By GM Pepe Cuenca
Since I teach, I keep saying to my students: one of the most basic things when calculating in chess is to analyze all possible checks, captures, and threats. We should also start with the checks that we intuitively think are more dangerous, captures of heavy pieces and the most important threats, starting with mate. In most positions, you will be able to quickly discard a great percentage of checks and captures. It is OK! Try to remember the lines you are calculating, even though they are refuted easily because we could realise that a check does not work for a reason and we can find fast the way of stopping that defense. Let´s try to understand all of this with an example:
White to play. ¿Can you solve this puzzle? ¿How much time do you need?
DO NOT KEEP READING UNTIL YOU SOLVE THIS EXERCISE!
It is very important for you to know, if you have not found the solution, or you spent a lot of time, that you would have succeeded following this method in a few seconds.
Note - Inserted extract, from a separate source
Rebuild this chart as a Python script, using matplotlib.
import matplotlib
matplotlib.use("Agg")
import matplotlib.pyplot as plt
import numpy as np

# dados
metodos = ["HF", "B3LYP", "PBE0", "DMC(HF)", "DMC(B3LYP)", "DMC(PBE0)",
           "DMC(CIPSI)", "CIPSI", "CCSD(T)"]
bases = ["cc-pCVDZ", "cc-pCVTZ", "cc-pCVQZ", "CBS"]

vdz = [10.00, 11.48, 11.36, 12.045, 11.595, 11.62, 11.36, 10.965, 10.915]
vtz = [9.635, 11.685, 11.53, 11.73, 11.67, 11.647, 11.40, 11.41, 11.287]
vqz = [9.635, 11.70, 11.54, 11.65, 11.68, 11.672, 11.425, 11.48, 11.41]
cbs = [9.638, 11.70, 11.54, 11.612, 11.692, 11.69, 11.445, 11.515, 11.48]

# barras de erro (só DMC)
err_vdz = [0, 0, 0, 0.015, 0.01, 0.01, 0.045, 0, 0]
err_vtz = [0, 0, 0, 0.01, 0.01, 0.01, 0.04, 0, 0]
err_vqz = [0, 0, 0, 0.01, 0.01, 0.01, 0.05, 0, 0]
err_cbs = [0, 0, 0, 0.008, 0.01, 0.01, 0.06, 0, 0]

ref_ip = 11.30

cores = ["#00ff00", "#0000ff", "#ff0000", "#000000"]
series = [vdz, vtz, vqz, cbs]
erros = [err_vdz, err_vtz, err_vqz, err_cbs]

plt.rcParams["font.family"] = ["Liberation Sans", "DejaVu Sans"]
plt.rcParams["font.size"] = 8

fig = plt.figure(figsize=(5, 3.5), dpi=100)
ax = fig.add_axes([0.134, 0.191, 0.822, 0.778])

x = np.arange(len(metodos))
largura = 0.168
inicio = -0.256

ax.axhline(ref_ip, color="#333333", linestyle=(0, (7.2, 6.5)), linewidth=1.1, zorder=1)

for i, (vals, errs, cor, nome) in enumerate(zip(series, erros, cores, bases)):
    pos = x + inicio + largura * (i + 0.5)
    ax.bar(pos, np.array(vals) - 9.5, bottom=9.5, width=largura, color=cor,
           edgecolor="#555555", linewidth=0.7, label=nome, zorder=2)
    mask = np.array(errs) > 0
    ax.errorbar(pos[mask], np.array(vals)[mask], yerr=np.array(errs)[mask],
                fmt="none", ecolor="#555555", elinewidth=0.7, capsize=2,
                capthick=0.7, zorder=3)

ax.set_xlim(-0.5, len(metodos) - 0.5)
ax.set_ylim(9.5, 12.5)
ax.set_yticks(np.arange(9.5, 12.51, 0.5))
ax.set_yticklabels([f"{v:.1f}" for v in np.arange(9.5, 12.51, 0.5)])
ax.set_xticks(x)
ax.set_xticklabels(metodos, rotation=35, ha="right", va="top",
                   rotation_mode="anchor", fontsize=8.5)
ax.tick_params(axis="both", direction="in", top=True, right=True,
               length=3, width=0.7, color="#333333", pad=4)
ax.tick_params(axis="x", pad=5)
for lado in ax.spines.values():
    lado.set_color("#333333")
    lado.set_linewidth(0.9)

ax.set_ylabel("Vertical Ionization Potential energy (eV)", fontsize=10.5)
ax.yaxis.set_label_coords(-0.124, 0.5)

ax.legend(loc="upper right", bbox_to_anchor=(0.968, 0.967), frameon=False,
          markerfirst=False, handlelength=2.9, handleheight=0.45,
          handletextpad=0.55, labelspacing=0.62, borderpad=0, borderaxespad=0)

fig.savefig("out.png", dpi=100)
First of all, we count the checks… Ba5+ is rejected immediately while bringing a rook to b1, after bishop takes on b1 we can see that the King escapes to c7 and after the check on a5 via d6. There is no possible capture for the white player. Finally, let´s check the threats out. We first look for 1 move threats. There is only one 1.e4 which threatens the bishop; will it work after 1…Bxe4? Again, we compute all the forcing moves and see that this time white wins because the white bishop joins the party via f4… 2.Rab1+ Bxb1; 3.Rxb1+ Kc7; 4.Bf4+, We can see that white can solve this puzzle methodically, with a threat and following checks. Where can we find the difficulties? Mainly not knowing what is the contribution to the position of the move e4, not being able to see Bf4 in advance.
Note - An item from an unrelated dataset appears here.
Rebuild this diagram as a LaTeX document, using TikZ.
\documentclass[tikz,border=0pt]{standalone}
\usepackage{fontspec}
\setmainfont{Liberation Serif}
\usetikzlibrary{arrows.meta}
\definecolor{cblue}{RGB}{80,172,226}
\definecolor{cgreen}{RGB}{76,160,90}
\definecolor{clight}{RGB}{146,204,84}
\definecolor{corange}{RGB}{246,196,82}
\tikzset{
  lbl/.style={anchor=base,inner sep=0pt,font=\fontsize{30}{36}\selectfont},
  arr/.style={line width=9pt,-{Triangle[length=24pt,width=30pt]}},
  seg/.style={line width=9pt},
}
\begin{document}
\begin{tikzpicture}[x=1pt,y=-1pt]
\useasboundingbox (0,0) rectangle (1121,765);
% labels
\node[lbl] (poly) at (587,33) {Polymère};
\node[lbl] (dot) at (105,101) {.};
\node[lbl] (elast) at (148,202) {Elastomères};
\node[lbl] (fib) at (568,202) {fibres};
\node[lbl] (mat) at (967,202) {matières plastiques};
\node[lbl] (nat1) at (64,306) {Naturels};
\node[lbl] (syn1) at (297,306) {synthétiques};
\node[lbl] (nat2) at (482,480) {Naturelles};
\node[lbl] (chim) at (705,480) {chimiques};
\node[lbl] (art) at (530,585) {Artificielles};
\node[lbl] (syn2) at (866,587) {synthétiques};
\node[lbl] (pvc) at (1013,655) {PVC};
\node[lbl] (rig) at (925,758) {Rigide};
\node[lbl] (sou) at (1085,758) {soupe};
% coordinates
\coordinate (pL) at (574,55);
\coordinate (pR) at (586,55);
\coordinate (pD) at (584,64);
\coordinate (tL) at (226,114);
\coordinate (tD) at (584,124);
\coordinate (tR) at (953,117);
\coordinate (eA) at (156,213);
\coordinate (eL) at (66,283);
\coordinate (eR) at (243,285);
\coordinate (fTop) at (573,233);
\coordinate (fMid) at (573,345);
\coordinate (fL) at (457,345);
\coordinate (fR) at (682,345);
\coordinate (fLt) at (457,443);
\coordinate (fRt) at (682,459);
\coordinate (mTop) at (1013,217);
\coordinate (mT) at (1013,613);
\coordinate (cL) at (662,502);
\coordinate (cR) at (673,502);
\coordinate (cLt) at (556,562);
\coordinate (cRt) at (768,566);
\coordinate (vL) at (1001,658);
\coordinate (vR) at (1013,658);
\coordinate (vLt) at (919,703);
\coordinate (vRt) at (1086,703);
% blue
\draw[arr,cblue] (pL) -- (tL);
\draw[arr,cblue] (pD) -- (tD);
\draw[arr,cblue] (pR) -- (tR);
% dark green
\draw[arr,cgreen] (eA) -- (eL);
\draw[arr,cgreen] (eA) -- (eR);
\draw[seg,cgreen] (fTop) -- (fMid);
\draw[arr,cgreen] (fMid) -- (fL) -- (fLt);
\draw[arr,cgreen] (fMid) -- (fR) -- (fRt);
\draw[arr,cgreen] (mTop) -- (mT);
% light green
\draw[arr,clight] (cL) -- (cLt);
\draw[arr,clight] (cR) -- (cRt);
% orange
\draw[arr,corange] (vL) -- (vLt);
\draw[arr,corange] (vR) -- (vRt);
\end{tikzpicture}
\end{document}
The classical approach about calculation invited the player to make a list of “candidate moves.” These candidate moves would be the ones that a player thinks are “normal.” With the forcing moves, we do not choose but our first candidates will be the moves that give check, capture, or threaten something in one move.
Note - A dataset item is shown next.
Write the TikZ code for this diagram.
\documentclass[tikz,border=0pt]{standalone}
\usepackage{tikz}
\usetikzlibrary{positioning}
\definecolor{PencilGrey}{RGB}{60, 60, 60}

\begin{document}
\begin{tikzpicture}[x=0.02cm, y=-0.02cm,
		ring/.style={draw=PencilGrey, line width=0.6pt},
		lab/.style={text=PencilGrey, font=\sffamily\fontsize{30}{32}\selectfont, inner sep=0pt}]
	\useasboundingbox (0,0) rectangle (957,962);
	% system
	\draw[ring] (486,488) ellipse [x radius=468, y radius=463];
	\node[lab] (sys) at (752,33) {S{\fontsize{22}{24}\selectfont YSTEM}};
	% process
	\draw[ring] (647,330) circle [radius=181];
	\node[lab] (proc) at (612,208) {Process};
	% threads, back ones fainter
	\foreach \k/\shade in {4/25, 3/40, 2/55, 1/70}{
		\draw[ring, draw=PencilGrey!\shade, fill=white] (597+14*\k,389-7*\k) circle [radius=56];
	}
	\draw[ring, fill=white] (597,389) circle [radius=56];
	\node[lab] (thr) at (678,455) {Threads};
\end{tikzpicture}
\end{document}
To find a move like 1.e4, we would have to use, following the classical approach, the “recursive thinking,” that indicates that if you try a move A and it does not work for a reason, you should see if you can use an idea before A to make it work. This way of thinking is still very useful! But you will not need to think like that if we can solve positions with checks, captures, and 1 move threats. You will be surprised how much this method can help you! Of course, there will be many more complications but this is the very first step.